BIG, Bjarke Ingels Group, Serpentine Gallery Pavilion 3D VR model

Wearing a VR headset, users are able to recreate the experience of walking through the pavilion – conceived by BIG founder Bjarke Ingels as an "unzipped wall" in London's Kensington Gardens.

"Unless you're in London, you may not get the opportunity to visit the pavilion physically, but thanks to the web we can take you there virtually," explained software engineer Benjamin Devine, who worked on the project.

BIG, Bjarke Ingels Group, Serpentine Gallery Pavilion 3D VR model

When viewing the model in a web browser, users are also offered the opportunity to edit the design and create their own versions of the fibreglass brick structure.

By moving the bricks in different directions or changing their size, an infinite number of designs can be created.

Video showing how users can edit the pavilion using their web browser


"We thought it would be interesting to let people manipulate the pavilion," Devine told Dezeen.

"Because we're doing everything in the browser, we can share these explorations in a public virtual space for anyone with a recent device and an internet connection," he explained.

"Being able to share 3D experiences this way, without installation of new software or file downloads, makes web browsers extremely powerful tools for architectural communication."

This interface allows users to edit the pavilion


Bjarke Ingels was named as the designer of the 16th Serpentine Gallery Pavilion back in February, and revealed his design just two weeks later.

It comprises a series of box-like fibreglass frames stacked on top of each other, in a pattern based on a common brick wall.
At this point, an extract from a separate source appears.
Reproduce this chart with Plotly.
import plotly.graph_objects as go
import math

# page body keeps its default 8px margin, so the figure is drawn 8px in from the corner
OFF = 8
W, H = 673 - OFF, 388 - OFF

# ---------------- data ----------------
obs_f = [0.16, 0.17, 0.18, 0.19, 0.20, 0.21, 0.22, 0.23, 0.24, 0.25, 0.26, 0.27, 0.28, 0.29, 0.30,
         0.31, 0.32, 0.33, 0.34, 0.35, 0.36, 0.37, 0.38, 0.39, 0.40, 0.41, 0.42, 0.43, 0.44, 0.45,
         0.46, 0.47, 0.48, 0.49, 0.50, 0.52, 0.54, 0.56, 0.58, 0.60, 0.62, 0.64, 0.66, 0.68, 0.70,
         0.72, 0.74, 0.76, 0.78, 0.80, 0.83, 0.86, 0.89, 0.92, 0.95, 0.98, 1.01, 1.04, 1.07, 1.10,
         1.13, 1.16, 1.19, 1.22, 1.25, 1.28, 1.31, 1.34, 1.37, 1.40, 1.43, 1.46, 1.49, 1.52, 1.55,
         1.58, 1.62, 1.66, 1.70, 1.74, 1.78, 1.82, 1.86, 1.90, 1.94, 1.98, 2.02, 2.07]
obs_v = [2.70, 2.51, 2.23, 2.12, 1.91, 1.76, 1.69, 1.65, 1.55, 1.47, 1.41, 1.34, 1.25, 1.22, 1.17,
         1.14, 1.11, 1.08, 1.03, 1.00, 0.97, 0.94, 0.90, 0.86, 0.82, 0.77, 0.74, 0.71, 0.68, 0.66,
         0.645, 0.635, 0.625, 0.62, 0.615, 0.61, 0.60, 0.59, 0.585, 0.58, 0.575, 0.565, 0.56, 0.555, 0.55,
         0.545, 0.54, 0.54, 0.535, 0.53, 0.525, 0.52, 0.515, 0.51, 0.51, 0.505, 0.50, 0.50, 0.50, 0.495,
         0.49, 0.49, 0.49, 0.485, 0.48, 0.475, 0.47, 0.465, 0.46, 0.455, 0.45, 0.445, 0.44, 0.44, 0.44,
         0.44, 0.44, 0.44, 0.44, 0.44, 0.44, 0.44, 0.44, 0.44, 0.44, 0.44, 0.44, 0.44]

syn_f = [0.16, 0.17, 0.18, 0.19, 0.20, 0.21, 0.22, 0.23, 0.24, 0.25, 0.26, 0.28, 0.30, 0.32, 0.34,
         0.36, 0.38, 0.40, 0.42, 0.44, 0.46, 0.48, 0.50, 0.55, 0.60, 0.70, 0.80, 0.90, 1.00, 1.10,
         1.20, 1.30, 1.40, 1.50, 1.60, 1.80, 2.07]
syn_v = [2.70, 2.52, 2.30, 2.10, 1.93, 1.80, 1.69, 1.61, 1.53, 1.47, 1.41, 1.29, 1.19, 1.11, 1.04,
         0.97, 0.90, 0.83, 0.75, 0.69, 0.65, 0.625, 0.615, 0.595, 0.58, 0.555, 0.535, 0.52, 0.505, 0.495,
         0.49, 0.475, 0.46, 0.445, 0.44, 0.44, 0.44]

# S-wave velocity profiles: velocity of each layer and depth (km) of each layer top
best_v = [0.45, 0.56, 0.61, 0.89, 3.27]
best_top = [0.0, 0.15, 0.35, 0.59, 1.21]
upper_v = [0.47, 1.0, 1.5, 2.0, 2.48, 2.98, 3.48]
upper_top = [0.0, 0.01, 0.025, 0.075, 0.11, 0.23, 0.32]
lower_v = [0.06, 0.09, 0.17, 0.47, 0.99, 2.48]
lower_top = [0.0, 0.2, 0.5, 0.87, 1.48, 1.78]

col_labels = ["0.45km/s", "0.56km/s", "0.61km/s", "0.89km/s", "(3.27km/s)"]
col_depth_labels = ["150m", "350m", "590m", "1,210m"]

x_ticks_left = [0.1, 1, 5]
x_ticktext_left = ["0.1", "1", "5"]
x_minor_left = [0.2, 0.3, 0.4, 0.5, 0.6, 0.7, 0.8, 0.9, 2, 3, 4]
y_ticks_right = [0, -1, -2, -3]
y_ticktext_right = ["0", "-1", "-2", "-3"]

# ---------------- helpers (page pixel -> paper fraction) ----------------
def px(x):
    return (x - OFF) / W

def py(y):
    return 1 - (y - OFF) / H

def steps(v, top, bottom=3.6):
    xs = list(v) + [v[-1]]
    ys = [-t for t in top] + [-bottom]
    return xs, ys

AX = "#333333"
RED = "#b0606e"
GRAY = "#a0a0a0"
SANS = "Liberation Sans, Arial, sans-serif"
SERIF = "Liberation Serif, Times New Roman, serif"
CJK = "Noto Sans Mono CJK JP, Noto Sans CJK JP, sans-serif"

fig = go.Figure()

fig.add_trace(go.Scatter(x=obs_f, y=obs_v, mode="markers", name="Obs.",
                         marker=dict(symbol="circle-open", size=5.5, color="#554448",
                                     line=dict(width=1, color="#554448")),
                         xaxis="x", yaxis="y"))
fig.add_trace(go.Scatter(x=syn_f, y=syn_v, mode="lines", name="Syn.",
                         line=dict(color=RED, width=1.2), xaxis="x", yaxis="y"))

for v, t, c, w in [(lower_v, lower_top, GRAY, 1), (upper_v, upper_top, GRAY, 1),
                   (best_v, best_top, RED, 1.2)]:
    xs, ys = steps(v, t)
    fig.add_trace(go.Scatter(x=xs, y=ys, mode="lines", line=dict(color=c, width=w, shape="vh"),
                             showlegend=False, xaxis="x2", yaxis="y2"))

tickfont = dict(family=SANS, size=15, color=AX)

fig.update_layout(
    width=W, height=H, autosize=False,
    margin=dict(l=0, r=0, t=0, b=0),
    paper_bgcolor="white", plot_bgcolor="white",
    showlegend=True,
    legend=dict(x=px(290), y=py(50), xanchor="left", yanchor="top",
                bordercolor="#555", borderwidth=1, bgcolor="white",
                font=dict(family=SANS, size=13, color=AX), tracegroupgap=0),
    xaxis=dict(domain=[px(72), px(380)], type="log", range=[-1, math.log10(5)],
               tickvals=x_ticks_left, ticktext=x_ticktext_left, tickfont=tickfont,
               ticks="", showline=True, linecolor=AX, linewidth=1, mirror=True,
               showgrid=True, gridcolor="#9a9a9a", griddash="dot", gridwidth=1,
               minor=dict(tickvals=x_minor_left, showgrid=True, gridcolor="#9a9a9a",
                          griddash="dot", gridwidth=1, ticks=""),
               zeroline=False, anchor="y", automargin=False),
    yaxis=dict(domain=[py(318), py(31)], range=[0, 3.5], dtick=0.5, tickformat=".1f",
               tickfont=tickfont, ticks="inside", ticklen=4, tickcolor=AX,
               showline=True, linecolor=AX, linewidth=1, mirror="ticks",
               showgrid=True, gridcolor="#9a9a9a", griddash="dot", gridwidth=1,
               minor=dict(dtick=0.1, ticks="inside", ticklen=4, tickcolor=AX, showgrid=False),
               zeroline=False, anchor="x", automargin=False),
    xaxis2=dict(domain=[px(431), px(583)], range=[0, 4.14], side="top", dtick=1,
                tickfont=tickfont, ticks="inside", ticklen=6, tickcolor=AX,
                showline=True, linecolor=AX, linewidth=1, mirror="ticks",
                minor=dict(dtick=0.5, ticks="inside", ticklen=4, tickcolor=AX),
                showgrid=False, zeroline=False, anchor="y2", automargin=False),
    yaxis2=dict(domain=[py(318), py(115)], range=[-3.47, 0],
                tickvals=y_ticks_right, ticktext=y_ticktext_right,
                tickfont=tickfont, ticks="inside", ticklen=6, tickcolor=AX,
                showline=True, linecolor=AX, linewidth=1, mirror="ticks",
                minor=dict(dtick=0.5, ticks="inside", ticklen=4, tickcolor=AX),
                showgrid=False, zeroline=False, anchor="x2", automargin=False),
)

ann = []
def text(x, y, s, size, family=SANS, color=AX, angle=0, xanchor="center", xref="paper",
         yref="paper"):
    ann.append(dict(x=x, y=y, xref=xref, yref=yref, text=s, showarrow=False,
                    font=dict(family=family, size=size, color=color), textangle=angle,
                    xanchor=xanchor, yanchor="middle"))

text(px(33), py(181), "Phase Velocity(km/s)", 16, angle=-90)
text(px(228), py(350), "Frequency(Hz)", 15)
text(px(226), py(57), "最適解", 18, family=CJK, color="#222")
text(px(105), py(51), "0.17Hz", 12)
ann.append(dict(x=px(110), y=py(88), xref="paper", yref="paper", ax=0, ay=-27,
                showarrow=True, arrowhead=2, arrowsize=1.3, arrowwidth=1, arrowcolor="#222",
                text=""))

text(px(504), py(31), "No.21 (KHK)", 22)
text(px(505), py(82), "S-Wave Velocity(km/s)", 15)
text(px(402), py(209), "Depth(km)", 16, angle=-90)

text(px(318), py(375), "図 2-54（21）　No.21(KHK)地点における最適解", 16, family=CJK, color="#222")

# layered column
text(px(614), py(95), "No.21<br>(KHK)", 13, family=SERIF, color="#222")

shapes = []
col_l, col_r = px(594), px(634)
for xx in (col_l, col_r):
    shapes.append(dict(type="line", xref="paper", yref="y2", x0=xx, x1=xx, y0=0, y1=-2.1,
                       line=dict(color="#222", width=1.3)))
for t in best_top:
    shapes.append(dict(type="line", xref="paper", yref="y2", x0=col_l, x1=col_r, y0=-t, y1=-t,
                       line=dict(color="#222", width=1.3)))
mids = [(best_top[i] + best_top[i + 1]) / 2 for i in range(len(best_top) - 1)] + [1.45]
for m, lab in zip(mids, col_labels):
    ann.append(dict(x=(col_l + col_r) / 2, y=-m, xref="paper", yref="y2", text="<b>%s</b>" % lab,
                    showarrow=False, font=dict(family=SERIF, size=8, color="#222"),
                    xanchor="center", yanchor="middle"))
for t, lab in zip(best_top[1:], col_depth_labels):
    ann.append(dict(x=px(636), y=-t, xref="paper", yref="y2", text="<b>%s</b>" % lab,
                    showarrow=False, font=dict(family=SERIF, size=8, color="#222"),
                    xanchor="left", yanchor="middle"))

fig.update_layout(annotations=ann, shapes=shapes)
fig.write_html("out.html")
The wall splits to create curved entrances at both ends of the pavilion, as well as a hollow centre.

Archilogic built a digital version of this structure this using a custom-built software programme, with textures and landscaping details imported from graphics programs including Photoshop and Blender.

Here are some examples of possible edits


"We modelled the pavilion following simple rules: starting with a brick, reusing the brick to create a wall, 'unzipping' the wall so that its base follows a curve," said Archilogic.

"Building a model by defining rules allows us to change the components of the wall, the height of the bricks, the shape of the curve, in the end generating a new unique Serpentine pavilion without tediously remodelling everything."

Archilogic's Zurich-based team is made up of architects and engineers, and the team regularly creates digital models to test their software editing skills. This project is the latest in this series – so wasn't commissioned by the Serpentine Galleries or the pavilion team.

To view the models in virtual reality, users simply load the webpage on their device and hit the 3D button.

BIG's Serpentine Gallery Pavilion features a tall pointed structure made of interlocking fibreglass "bricks"

BIG's Serpentine Gallery Pavilion is officially unveiled tomorrow and opens to the public later this week. It will be accompanied by four summer houses by Kunlé Adeyemi, Barkow Leibinger, Yona Friedman and Asif Khan.

Dezeen has been looking back at each of the Serpentine Gallery's pavilions from 2000 to 2015 in a series of interviews with gallery director Julia Peyton-Jones.

Last year's pavilion was a colourful chrysalis of translucent plastic created by Spanish duo SelgasCano. Previous designers have included Peter Zumthor, Jean Nouvel, SANAAHerzog & de Meuron and Sou Fujimoto.